Cornelius Vanderbilt III was commissioned as a Second Lieutenant in 1901 with the New York National Guard. In 1916 he served as a Lieutenant Colonel with U.S. forces in Mexico. By 1917, he was a full Colonel and served in WWI in Europe. While serving in France, he was promoted to the rank of Brigadier General.
World War II – 1939-1945 (U.S. Involvement, 1941-1945)
One month before the Japanese bombed Pearl Harbor in 1941, WKVII donated his luxury yacht Alva to the U.S. Navy as an outright gift, for which he received no compensation. The ship was de-outfitted, renamed the USS Plymouth, and sent out as a patrol ship along the east coast of the United States. The ship was also used to escort merchant and supply ships. It was sunk in 1943 by a German U-boat off the coast of North Carolina, where the wreck remains today. In 1941, the U.S. government had purchased Mr. Vanderbilt’s Sikorsky amphibian plane.
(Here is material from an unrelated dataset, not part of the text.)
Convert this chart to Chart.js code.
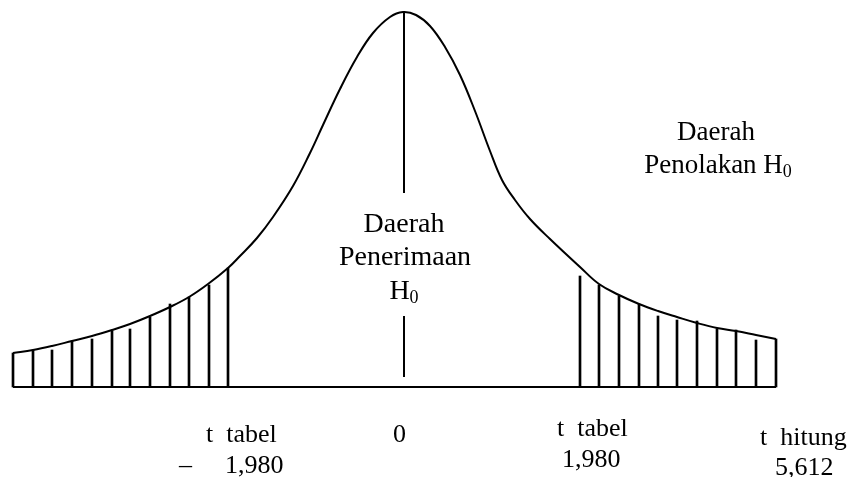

Sister Consuelo was now living in France with her second husband, former WWI pilot Jacques Balsan. Consuelo escaped from France with him prior to the German occupation. In 1942, Consuelo chaired a fundraising exhibition for the American Women’s Voluntary Service. Jacques Balsan traveled to Britain in 1943, to work with the Free French. There he helped to coordinate the activities of several resistance groups. Two years after the war, the French government appointed Consuelo an officer of the Legion d’Honneur. The award was given for her efforts “in the field of public relief.”
Medals Awarded to William K. Vanderbilt II
World War I Victory Medal: This medal was established in 1919 by an Act of Congress. The reverse side bears the inscription: The Great War for Civilization. Fourteen allied nations used the same ribbon, though each nation designed its own victory pendant.
Eligibility: Anyone with any military service, plus service in these locations during these dates: 6 April 6, 1917, to November 11, 1918, for any military service; November 12, 1918, to August 5, 1919, for service in European Russia; and November 23, 1918, to April 1, 1920, for service with the American Expeditionary Force in Siberia.
New York State Victory Medal: This medal was presented by the State of New York following WWI for military service between the years 1917 and 1919.
Legion d’Honneur: This medal, created by Napoleon Bonaparte in 1804, was awarded to French and foreign nationals for civil and military service for France. While foreign nationals could not be inducted in to the Legion d’Honneur, they could be awarded the medal.
Abdon Calderon: Established in 1904 by the government of Ecuador, the Order of Adon Calderon was awarded for notable military service. It is named for a revolutionary hero who died during their war for independence.